Fear of the plague

NO HUSTLE OR BUSTLE Even the main market area of Tharagupet, which is always choc-a-bloc with people and traffic, was deserted during the plague PHOTO: T.A. HAFEEZ

NO HUSTLE OR BUSTLE Even the main market area of Tharagupet, which is always choc-a-bloc with people and traffic, was deserted during the plague PHOTO: T.A. HAFEEZ  

The hitech urban sprawl Bangalore is today was the very place crippled by plague over a century ago

The plague of 1898-99 may be counted as one of the most disastrous in the history of the city from the point of general prosperity and its municipal administration. It taxed the resources of the municipality to the utmost and left scars on the city that took years to efface.

In September 1898, following the death of a few scavengers due to plague, the entire staff of scavengers struck work and fled to avoid segregation and other plague regulations. Demoralised by the turn of events, seven out of eight manure contractors also struck work. A number of shanbhogs and other municipal employees fled the city and collection of octroi, house tax, and other municipal revenues came to a grinding halt. Tharagupet, the chief grain market in South India, was practically deserted. Trade came to a standstill and the poor were on the verge of starvation partly on account of loss of jobs and partly due to high prices of essential commodities. The government was the chief agency that offered work for the poor and saved them from starvation.

The locality which suffered most from plague was the old Tharagupet and the area in and around Mamulpet. To relieve congestion in old Tharagupet, the new Tharagupet was formed as a business extension and merchants were persuaded to shift their operations there. Incidentally, the influential sections of the society did not come forward to help the Government in its efforts, choosing instead to leave the city at the first instance.

The full horror of the plague is recorded for posterity. Dead bodies with faces so disfigured as to make identification impossible and bundled up in mats and rugs were dumped in gutters and drains. People incapacitated by the disease were shut up in rooms and abandoned by fleeing families. If a plague victim died, not even his nearest relative would touch him.

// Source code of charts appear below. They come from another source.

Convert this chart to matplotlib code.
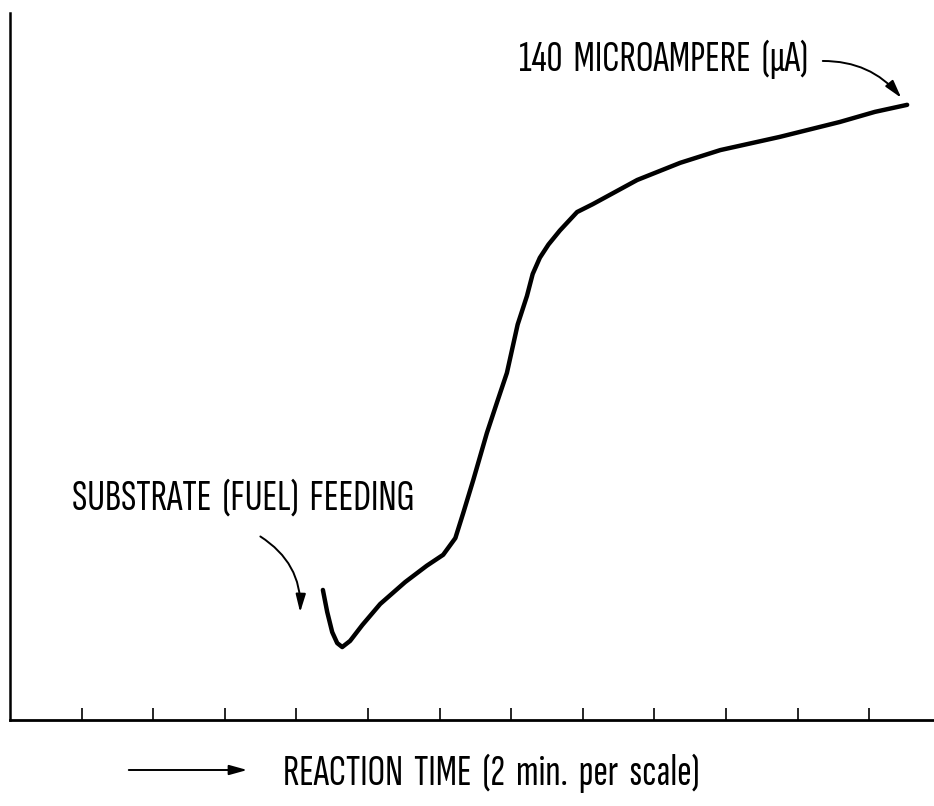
import matplotlib
matplotlib.use('Agg')
import matplotlib.pyplot as plt
from matplotlib import font_manager
from matplotlib.patches import FancyArrowPatch

W, H = 934, 806

# 좁은 글꼴 중 설치된 첫 번째 사용
names = {f.name for f in font_manager.fontManager.ttflist}
FAMILY = 'DejaVu Sans'
for cand in ['Sofia Sans Extra Condensed', 'Sofia Sans Condensed', 'Roboto Condensed',
             'Liberation Sans Narrow']:
    if cand in names:
        FAMILY = cand
        break
FAMILIES = [FAMILY, 'DejaVu Sans']

# ---------------------------------------------------------------
# data (x: scale units of 2 min, y: microampere)
# ---------------------------------------------------------------
time_scale = [4.37, 4.43, 4.50, 4.57, 4.64, 4.75, 4.92, 5.17, 5.52, 5.82,
              6.05, 6.22, 6.33, 6.47, 6.66, 6.80, 6.94, 7.09, 7.22, 7.30,
              7.40, 7.52, 7.68, 7.92, 8.14, 8.76, 9.36, 9.92, 10.75, 11.59, 12.08, 12.53]
current_ua = [29.6, 24.6, 20.0, 17.5, 16.6, 18.0, 21.6, 26.4, 31.4, 35.1,
              37.6, 41.4, 47.1, 54.6, 65.3, 72.2, 79.0, 90.0, 96.5, 101.5,
              105.2, 108.2, 111.4, 115.6, 117.4, 122.9, 126.8, 129.7, 132.7, 136.1, 138.4, 140.0]
tick_pos = list(range(1, 13))

label_top = '140  MICROAMPERE  (μA)'
label_feed = 'SUBSTRATE  (FUEL)  FEEDING'
label_x = 'REACTION  TIME  (2  min.  per  scale)'


def px(x, y):
    # pixel (from top-left) -> figure fraction
    return (x / W, 1 - y / H)


fig = plt.figure(figsize=(W / 100, H / 100), dpi=100)
ax = fig.add_axes([10 / W, 1 - 720 / H, 924 / W, 707 / H])

ax.plot(time_scale, current_ua, color='black', lw=3.2,
        solid_capstyle='round', solid_joinstyle='round')

ax.set_xlim(0, 12.905)
ax.set_ylim(0, 160.9)
ax.set_xticks(tick_pos)
ax.set_xticklabels([])
ax.set_yticks([])
ax.tick_params(axis='x', direction='in', length=9, width=1.2, color='black')
for s in ['top', 'right']:
    ax.spines[s].set_visible(False)
ax.spines['left'].set_linewidth(1.8)
ax.spines['bottom'].set_linewidth(2.0)

# 텍스트 (각 라벨 폭에 맞춰 글자 크기 조정)
fig.canvas.draw()
renderer = fig.canvas.get_renderer()
for s, x0, yc, width in [(label_top, 519, 59, 291),
                         (label_feed, 72, 498, 346),
                         (label_x, 283, 773, 417)]:
    t = fig.text(*px(x0, yc), s, fontsize=20, va='center', ha='left', family=FAMILIES)
    t.set_fontsize(20 * width / t.get_window_extent(renderer).width)

# 화살표
arrow_kw = dict(arrowstyle='-|>,head_length=0.9,head_width=0.25', color='black', lw=1.4)
fig.add_artist(FancyArrowPatch(
    px(820, 61), px(903, 100), transform=fig.transFigure,
    connectionstyle='arc3,rad=-0.25', mutation_scale=12, **arrow_kw))
fig.add_artist(FancyArrowPatch(
    px(258, 535), px(300, 615), transform=fig.transFigure,
    connectionstyle='arc3,rad=-0.3', mutation_scale=12, **arrow_kw))
fig.add_artist(FancyArrowPatch(
    px(126, 770), px(250, 770), transform=fig.transFigure,
    mutation_scale=12, **arrow_kw))

plt.savefig('out.png', dpi=100)
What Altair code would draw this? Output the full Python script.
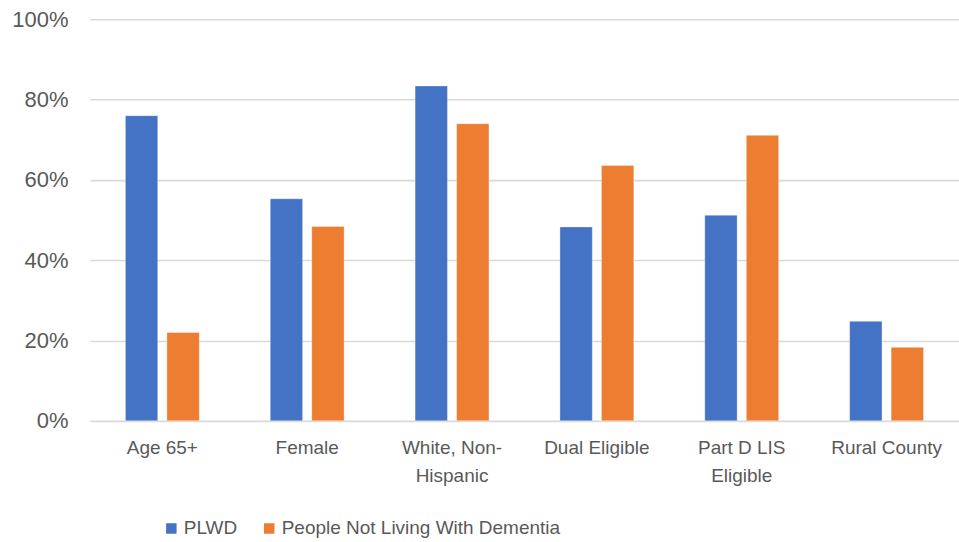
import altair as alt
import pandas as pd

# Share of each population group with the given characteristic
categories = ["Age 65+", "Female", "White, Non-Hispanic", "Dual Eligible",
              "Part D LIS Eligible", "Rural County"]
plwd = [76.0, 55.3, 83.4, 48.3, 51.2, 24.8]
not_plwd = [22.0, 48.4, 74.0, 63.6, 71.1, 18.3]
series = ["PLWD", "People Not Living With Dementia"]
colors = ["#4472C4", "#ED7D31"]

rows = []
for cat, a, b in zip(categories, plwd, not_plwd):
    rows.append({"category": cat, "group": series[0], "value": a / 100})
    rows.append({"category": cat, "group": series[1], "value": b / 100})
df = pd.DataFrame(rows)

font = "Liberation Sans, Arial"

label_expr = (
    "datum.label == 'White, Non-Hispanic' ? ['White, Non-', 'Hispanic'] : "
    "datum.label == 'Part D LIS Eligible' ? ['Part D LIS', 'Eligible'] : datum.label"
)

chart = alt.Chart(df).mark_bar(stroke="white", strokeWidth=0.6, strokeOpacity=0.6).encode(
    x=alt.X("category:N", sort=categories, title=None,
            scale=alt.Scale(paddingInner=0.49, paddingOuter=0.245),
            axis=alt.Axis(labelAngle=0, labelExpr=label_expr, labelFont=font,
                          labelFontSize=19, labelColor="#595959", labelPadding=18,
                          labelLineHeight=28, ticks=False, domain=False, grid=False,
                          labelBaseline="top", labelLimit=300)),
    xOffset=alt.XOffset("group:N", sort=series,
                        scale=alt.Scale(paddingInner=0.22, paddingOuter=0)),
    y=alt.Y("value:Q", title=None,
            scale=alt.Scale(domain=[0, 1], nice=False),
            axis=alt.Axis(format=".0%", values=[0, 0.2, 0.4, 0.6, 0.8, 1.0],
                          labelFont=font, labelFontSize=22,
                          labelColor="#595959", labelPadding=22, ticks=False,
                          domain=False, gridColor="#d9d9d9", gridWidth=1.6)),
    color=alt.Color("group:N", sort=series,
                    scale=alt.Scale(domain=series, range=colors),
                    legend=alt.Legend(title=None, orient="none", direction="horizontal",
                                      legendX=72, legendY=500, symbolType="square",
                                      symbolSize=110, symbolStrokeWidth=0,
                                      labelFont=font, labelFontSize=19, labelLimit=400,
                                      labelColor="#595959", labelOffset=3,
                                      columnPadding=22, symbolOpacity=1)),
).properties(
    width=870,
    height=402,
    autosize=alt.AutoSizeParams(type="none"),
    padding={"left": 90, "top": 19, "right": 0, "bottom": 121},
).configure(background="white").configure_view(stroke=None)

chart.save("out.html", embed_options={"renderer": "svg", "actions": False})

The Government had to undertake the removal of almost every corpse — whether thrown out or not.

The wife of a plague patient was forced by her landlord to remove her husband and leave him besides a public drain at least two furlongs from the house so as to save the household from segregation and disinfection. There were rumours that the Government was determined to cart off people to camps established round Bangalore to be poisoned. Many anti-social elements took advantage of this panic and in one instance three persons posing as plague officers collected about Rs. 40 from some weavers in the city for exemption from inoculation.

Worse still, there was this conspiracy theory that there was no plague at all and that the cases were cooked up by authorities who could be pressured to abandon the anti-plague measures by show of opposition.

As several unsanitary homes in the city had to be demolished to prevent the spread of the disease and as it was difficult to procure labourers to carry out the work, the City Municipality requisitioned the help of convicts from the Central Jail. The Government also ordered that the services of inoculated convicts be utilised to clean and disinfect abandoned houses which were likely to be inhabited once the families came back. The convicts also were asked to dig graves to bury plague victims.

In March 1903, the Municipal Council passed a resolution to grant a bonus of one month's pay to the families of municipal staff drawing salaries of Rs. 10 or less who died of from plague in the execution of their duty.